Knowing change failure rate – a path to success

Not all software deployments turn out great, and some have a catastrophic effect on your SaaS business. That’s why knowing the change failure rate comes into play. 

It’s a part of the DORA metric that tells you the percentage of a deployed code that’ll turn evil. The lower the number (0~15%), the lesser the chance a code goes to the dark side. 

Everyone wants a delivery team with a 0% change failure rate, but if you’re one of them, you’re living in a fairytale land!

Here’s the correct equation for finding out your team’s change failure rate:

Change Failure Rater = Total number of failed deployments / Total number of deployments

If the rate is >15%, it’s time to dive deeper into why so much time goes into fixing the problem. Longer fixing time = longer downtime. 

See how the downward spiral continues?  

Customer feedback – a valuable resource many don’t use

Customer feedback is as important as team feedback, but with its own magical effect. 

When you have customers’ trust, they are more than happy to offer valuable feedback, the type of feedback that changes your business and delivery team for the better. 

But before you listen to your customers, build an environment where they feel trusted, understood, and cared for. With that checkmarked, reap that good juicy feedback with an open mind. 

Here’s where you might fail: many team managers don’t like negative feedback and run away from it, but that’s leaving money on the table.

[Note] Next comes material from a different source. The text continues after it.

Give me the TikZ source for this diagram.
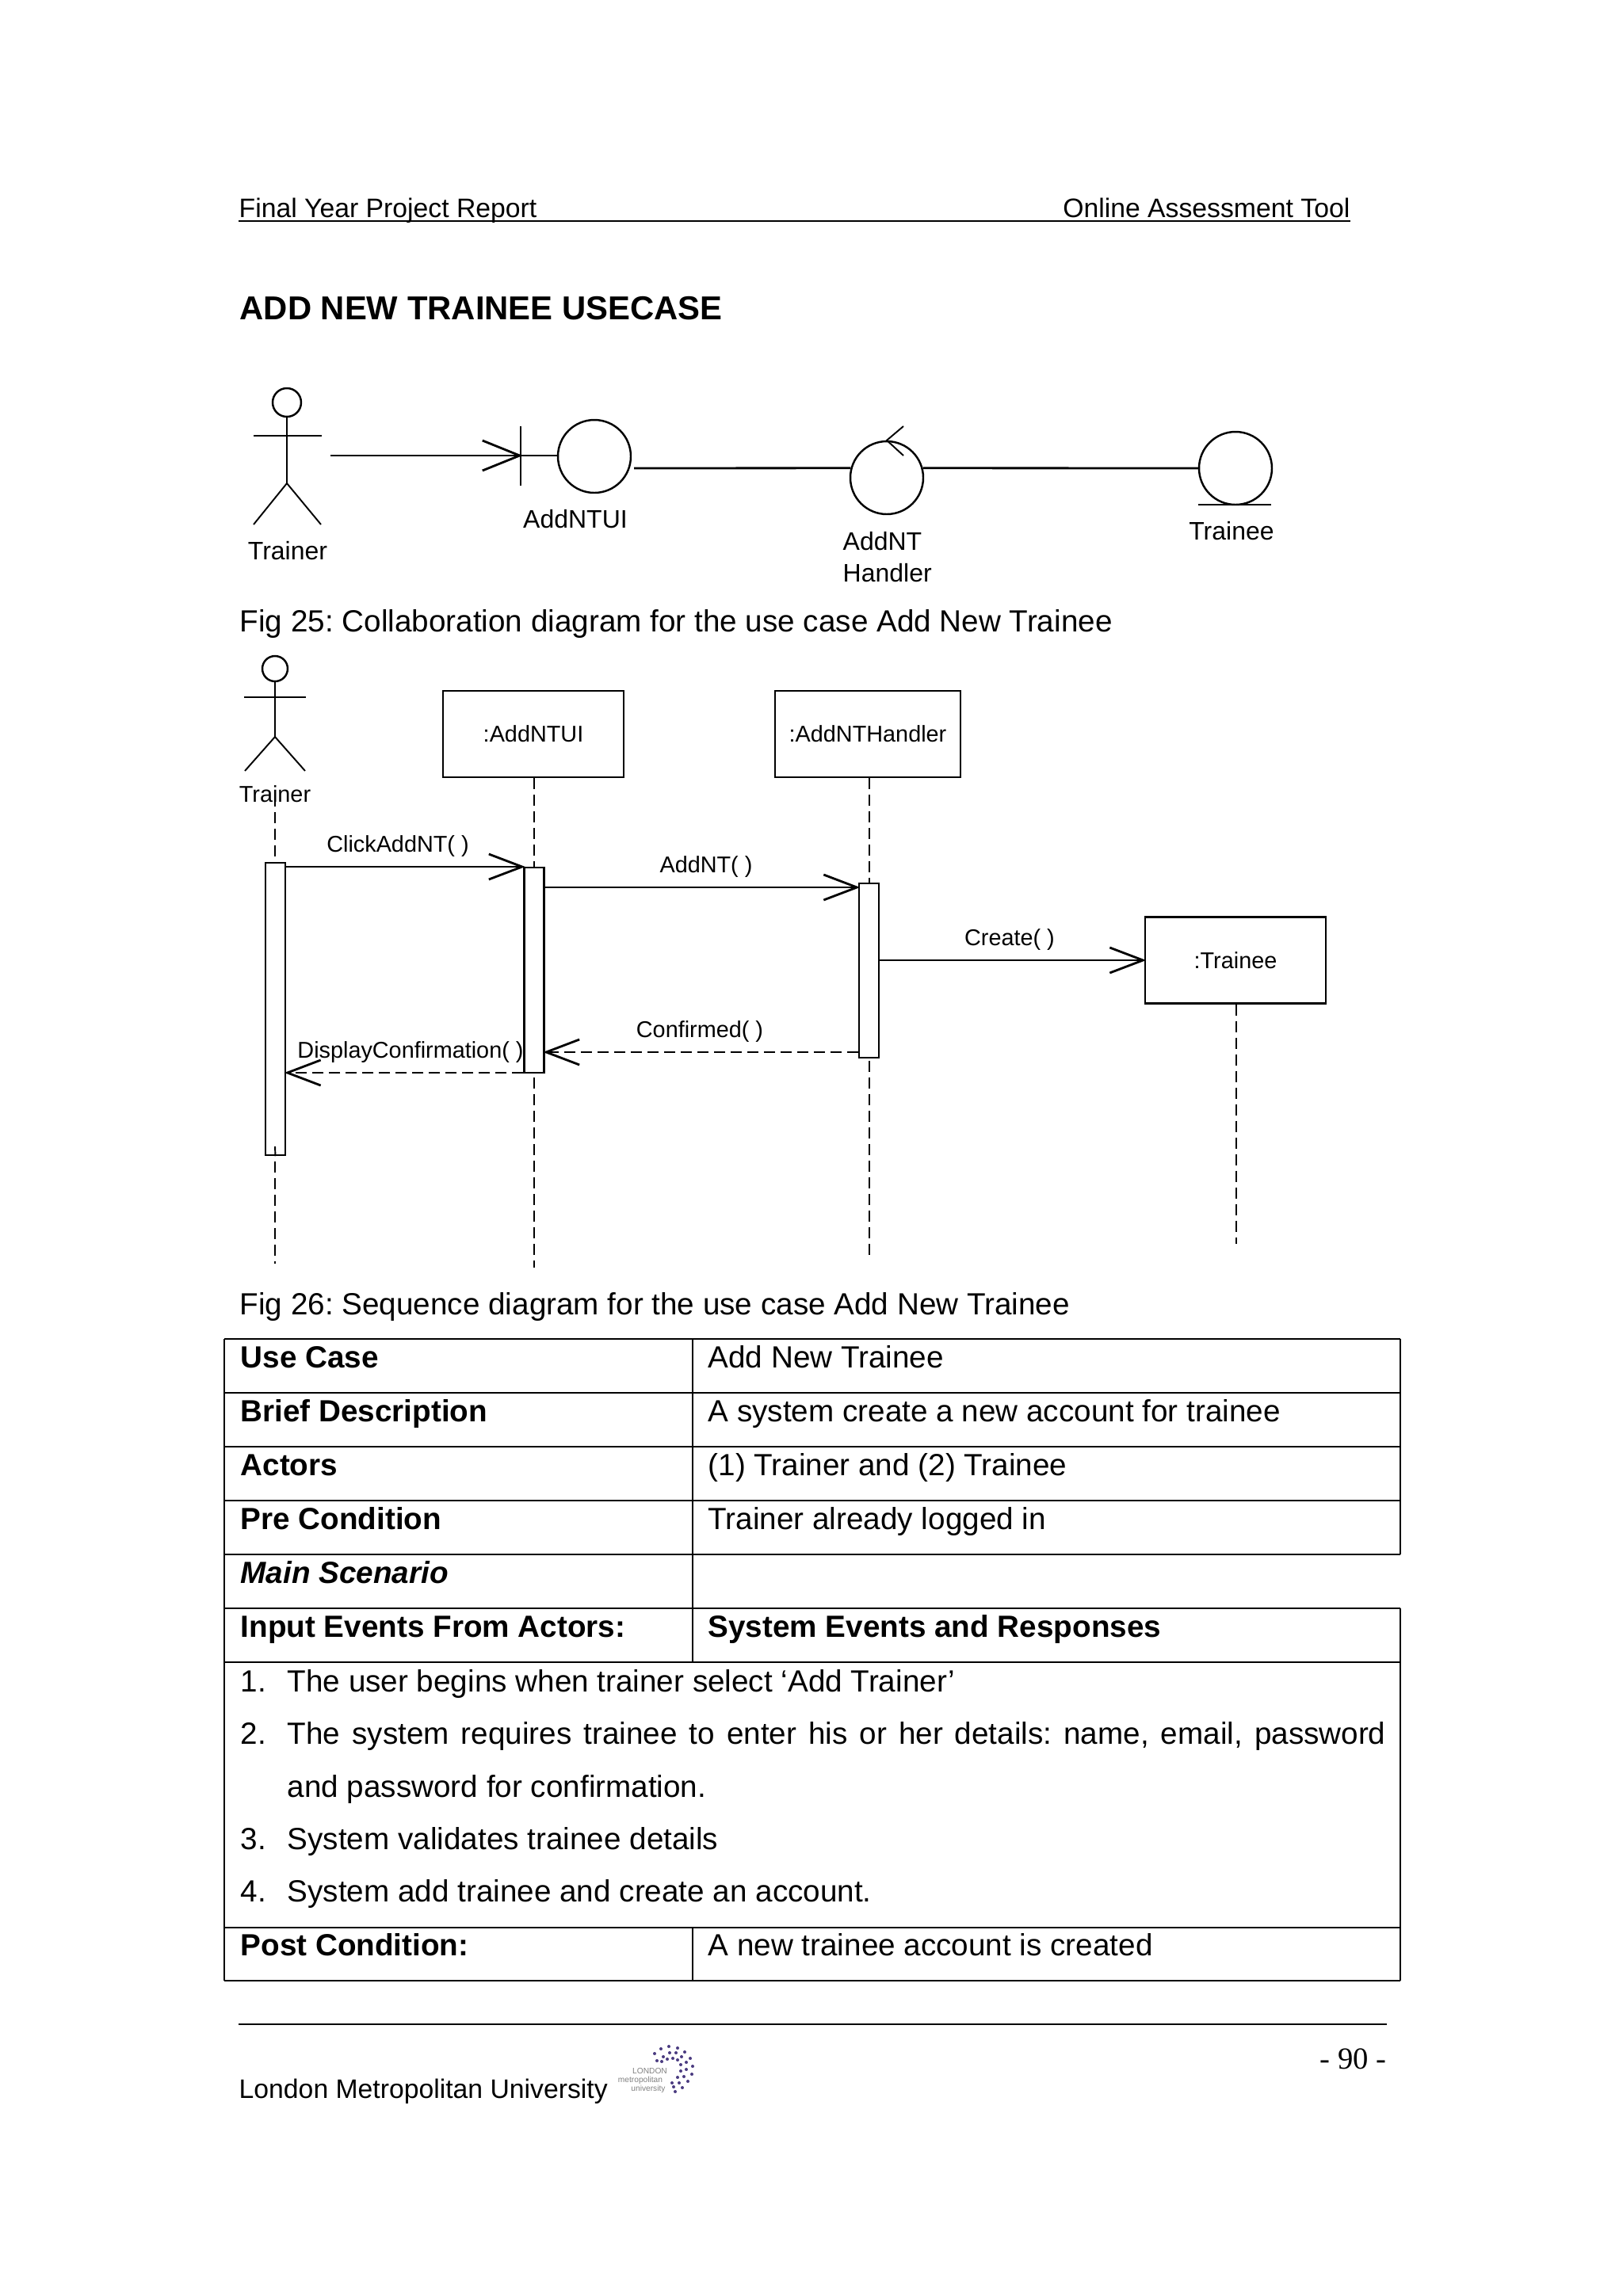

It’s an opportunity to see where you fall short on the efficiency scale. 

MTTR – second name for efficiency

The Mean Time to React or Median Time to Recover (MTTR) is the average time to put your service back on track when a major bug or incident in your software happens. 

It’s made out of two components:

  • Average time from the incident to the successful software deployment 
  • Average time from the incident to the closure of the successful ticket

MTTR paints a more global perspective by giving you services, software, or system availability. Still, it also serves as a support contract between your operations and delivery teams, such as an SLA contract.

Keeping it short: Service Level Agreements (SLAs) are contracts between internal teams. With it, every team knows its purpose, responsibilities, and metrics, which creates total transparency and ensures that everyone’s on the same page. 

FYI – MTTR for the most skilled software delivery team is around 1 hour, a metric you’d get with a highly efficient and flexible team at Code Power.

Scrum velocity 

Scrum velocity is oftentimes confused with delivery frequency, but that’s when most software delivery managers fall short.

You see, velocity is related to Scrum software development methodology and defines how much work the Scrum team gets done in one sprint

Here’s the pitfall: Many software leaders will use Scrum velocity as a target of efficiency for their team, not as a metric. Velocity can’t always be the same, and it’s ludicrous to think otherwise. Aside from that, it’s worth pointing out that you should never use it as a performance metric. 

These are the cases where Scrum velocity is the best tool in the shed for increasing team efficiency:

  • Using it as a forecasting tool for predicting how much work could be done within a sprint 
  • Plotting forecasts for software release dates
  • Creating burn-down and burn-up for your team

Bonus secret 

Prioritizing like a ninja

Not all software deliveries and bug fixes are the same in importance. Prioritizing will set the most valuable and urgent ones apart from the daily routine. 

Think of it this way: What bug reports or WIP will bring your business to its knees if they don’t get delivered today? That is how you prioritize work and your team. 

Simple as that, with no BS sugar-coated Scrum velocity or Change Failure Rate replotting at the last possible minute. 

Improving delivery team’s efficiency

Improving the software delivery team’s efficiency doesn’t happen overnight, and it’s a process requiring you to put everything you have into it. Don’t go all-in and haphazardly implement all of the secrets above. 

If you do, you’ll put additional stress on your team that they don’t certainly need, and efficiency goes out of the window. A good rule of thumb is to consult your team before setting a change failure or MTTR they can’t achieve, or demanding unhuman delivery frequency.